[Part of a data file]
· · ·

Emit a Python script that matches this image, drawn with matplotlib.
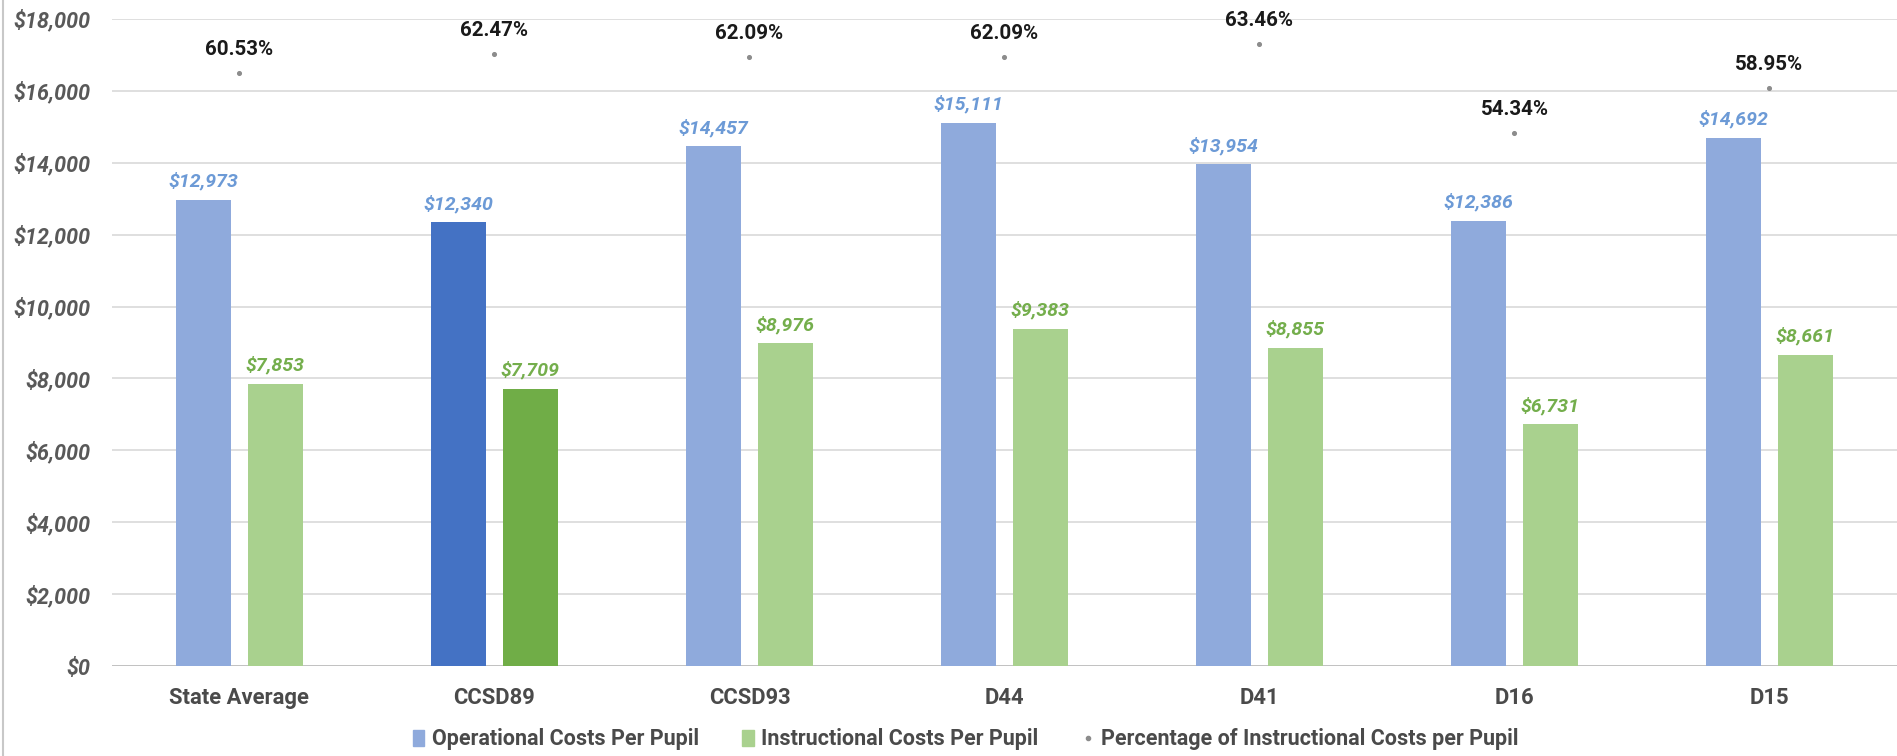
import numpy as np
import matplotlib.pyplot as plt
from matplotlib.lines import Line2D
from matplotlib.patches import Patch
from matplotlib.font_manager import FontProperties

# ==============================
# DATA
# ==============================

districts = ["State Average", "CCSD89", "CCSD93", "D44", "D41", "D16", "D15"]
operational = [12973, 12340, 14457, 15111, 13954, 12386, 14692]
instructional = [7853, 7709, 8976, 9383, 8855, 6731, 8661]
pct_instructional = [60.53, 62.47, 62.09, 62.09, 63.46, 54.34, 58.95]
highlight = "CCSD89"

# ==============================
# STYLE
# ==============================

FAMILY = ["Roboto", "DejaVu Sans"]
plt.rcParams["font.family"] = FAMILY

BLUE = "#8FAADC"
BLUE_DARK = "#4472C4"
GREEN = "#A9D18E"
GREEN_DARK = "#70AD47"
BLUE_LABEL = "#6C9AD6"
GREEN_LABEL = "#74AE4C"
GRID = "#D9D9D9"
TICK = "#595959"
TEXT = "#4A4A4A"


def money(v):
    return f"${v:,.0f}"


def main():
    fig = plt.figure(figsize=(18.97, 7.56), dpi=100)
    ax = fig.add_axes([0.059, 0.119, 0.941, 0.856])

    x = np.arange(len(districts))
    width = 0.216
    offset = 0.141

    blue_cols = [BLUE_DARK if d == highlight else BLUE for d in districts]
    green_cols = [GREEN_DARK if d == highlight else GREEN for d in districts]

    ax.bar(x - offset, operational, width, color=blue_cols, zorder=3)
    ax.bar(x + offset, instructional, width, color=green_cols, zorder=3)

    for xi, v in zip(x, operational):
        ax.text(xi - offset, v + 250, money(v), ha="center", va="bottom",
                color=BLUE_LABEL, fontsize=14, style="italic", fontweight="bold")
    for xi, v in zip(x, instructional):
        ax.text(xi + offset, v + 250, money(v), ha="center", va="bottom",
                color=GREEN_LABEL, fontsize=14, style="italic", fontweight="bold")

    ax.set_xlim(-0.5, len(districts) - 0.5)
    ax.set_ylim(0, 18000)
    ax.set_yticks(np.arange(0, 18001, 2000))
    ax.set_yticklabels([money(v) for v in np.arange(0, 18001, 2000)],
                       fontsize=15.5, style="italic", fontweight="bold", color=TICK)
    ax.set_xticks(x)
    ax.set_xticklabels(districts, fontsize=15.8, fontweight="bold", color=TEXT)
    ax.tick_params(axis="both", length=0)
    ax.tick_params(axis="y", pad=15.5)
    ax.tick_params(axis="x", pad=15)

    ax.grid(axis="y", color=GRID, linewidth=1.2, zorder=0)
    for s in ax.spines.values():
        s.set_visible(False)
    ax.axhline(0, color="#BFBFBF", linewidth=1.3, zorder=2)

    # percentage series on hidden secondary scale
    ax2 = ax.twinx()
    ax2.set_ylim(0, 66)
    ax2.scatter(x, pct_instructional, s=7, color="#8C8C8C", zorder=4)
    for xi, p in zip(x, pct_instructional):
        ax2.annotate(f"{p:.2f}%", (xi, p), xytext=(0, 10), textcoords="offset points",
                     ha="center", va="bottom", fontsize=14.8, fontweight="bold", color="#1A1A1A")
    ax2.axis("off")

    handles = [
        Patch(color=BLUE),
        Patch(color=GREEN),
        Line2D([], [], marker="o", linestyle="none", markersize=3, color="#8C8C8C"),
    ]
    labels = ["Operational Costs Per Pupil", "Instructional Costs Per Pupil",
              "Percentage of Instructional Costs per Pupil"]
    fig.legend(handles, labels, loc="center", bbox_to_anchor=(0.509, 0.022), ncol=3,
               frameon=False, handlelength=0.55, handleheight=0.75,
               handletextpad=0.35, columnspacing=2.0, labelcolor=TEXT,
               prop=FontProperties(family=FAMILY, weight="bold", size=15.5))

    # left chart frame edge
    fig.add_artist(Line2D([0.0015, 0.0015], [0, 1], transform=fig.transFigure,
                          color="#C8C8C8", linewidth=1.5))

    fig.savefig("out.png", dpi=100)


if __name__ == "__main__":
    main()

· · ·

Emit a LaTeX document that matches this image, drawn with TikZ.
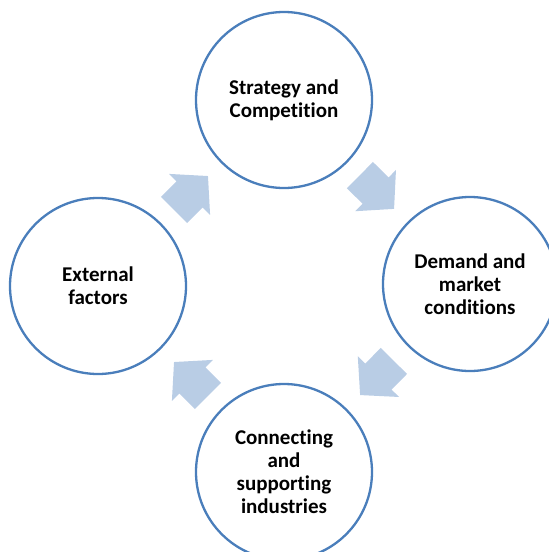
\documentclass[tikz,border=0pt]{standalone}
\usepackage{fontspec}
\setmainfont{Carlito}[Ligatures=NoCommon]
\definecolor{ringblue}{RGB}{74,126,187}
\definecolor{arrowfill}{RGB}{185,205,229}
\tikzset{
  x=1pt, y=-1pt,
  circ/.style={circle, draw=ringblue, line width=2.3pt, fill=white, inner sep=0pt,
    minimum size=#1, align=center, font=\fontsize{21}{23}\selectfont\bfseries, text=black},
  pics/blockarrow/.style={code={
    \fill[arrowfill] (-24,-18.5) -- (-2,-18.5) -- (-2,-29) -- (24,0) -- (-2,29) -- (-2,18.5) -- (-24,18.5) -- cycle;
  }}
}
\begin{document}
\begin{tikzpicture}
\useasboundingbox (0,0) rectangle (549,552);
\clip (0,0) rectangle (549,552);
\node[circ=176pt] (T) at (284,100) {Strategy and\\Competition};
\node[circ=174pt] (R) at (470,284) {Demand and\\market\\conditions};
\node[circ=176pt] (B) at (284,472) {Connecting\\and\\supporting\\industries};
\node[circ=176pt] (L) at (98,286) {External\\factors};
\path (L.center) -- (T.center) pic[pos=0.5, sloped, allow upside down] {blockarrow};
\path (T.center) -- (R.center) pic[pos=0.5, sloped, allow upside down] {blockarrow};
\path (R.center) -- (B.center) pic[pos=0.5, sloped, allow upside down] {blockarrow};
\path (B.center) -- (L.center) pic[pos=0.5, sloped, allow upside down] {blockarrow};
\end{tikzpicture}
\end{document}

· · ·

**What needs to be done**
How many of these lines contain "matches"? Write only the number.

**Written answer**
2